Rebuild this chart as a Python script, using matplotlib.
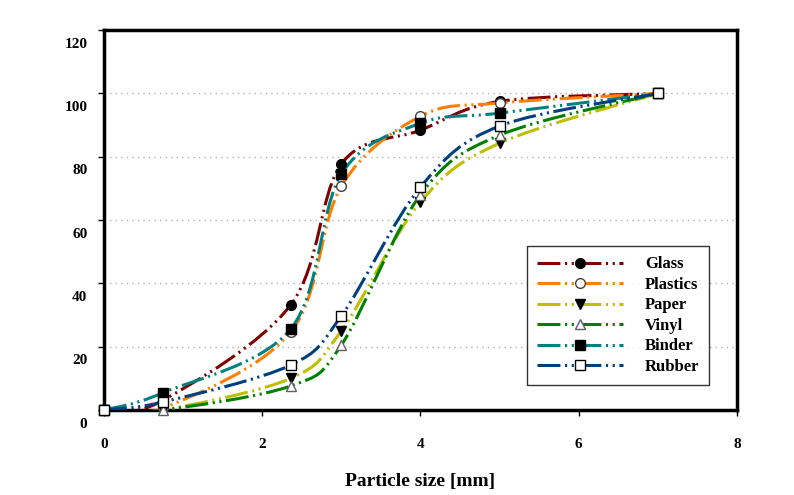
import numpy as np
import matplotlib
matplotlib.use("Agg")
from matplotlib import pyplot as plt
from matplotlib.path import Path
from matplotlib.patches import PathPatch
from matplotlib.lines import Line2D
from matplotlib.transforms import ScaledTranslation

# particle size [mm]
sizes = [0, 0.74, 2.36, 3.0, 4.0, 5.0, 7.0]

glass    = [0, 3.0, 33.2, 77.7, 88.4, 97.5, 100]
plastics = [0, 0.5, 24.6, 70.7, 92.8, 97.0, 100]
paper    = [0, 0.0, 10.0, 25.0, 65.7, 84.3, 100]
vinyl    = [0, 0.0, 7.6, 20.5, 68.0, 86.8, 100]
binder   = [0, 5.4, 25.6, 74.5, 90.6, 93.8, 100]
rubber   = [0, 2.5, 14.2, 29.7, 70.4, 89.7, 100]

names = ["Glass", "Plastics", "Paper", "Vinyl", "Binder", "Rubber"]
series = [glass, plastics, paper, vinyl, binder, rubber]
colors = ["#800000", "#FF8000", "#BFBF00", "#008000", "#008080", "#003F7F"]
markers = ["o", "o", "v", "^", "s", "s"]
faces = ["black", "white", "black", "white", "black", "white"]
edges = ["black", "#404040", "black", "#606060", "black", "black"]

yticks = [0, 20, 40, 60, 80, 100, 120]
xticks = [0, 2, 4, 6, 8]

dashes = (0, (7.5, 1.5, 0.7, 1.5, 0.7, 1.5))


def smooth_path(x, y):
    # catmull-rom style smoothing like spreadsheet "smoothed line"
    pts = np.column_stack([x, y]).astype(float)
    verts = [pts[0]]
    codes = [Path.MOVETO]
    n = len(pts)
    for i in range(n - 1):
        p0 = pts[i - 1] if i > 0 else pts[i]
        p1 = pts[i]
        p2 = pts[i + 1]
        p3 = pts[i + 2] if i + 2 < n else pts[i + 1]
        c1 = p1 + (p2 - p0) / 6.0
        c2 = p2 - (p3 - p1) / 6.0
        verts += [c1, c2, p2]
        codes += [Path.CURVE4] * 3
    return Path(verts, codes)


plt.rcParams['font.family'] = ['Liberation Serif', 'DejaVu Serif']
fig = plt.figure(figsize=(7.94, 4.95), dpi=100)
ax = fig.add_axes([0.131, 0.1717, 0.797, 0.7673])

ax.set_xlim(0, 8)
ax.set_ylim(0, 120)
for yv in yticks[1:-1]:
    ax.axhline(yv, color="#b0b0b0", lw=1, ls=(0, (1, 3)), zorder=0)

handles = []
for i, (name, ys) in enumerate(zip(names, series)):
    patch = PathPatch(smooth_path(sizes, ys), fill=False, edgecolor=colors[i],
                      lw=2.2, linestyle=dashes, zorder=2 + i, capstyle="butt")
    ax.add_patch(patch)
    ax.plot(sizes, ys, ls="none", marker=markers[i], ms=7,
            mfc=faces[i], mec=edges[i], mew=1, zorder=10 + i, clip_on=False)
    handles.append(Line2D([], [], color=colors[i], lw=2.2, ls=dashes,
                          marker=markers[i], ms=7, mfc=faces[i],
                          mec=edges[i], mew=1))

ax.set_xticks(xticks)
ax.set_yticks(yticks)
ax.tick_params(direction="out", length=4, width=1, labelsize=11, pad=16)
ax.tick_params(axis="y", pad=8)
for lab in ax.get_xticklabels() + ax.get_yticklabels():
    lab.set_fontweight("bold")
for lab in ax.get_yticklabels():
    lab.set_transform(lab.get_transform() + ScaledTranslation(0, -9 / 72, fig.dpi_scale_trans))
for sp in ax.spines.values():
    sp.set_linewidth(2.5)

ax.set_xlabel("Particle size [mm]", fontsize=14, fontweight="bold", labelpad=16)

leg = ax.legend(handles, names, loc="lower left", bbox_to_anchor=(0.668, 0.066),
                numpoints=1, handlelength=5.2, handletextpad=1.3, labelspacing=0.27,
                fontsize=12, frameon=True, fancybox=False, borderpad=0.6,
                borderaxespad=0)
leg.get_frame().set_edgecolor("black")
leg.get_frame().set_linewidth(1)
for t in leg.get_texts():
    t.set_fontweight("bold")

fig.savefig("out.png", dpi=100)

########################################

» PROBLEM REQUIREMENTS
Transcribe exactly, with no pictures, the lines running from the first line of the material through the line holding "sizes = [0, 0.74, 2.36, 3.0, 4.0, 5.0, 7.0]".

» SOLVED PROBLEM
Rebuild this chart as a Python script, using matplotlib.
import numpy as np
import matplotlib
matplotlib.use("Agg")
from matplotlib import pyplot as plt
from matplotlib.path import Path
from matplotlib.patches import PathPatch
from matplotlib.lines import Line2D
from matplotlib.transforms import ScaledTranslation

# particle size [mm]
sizes = [0, 0.74, 2.36, 3.0, 4.0, 5.0, 7.0]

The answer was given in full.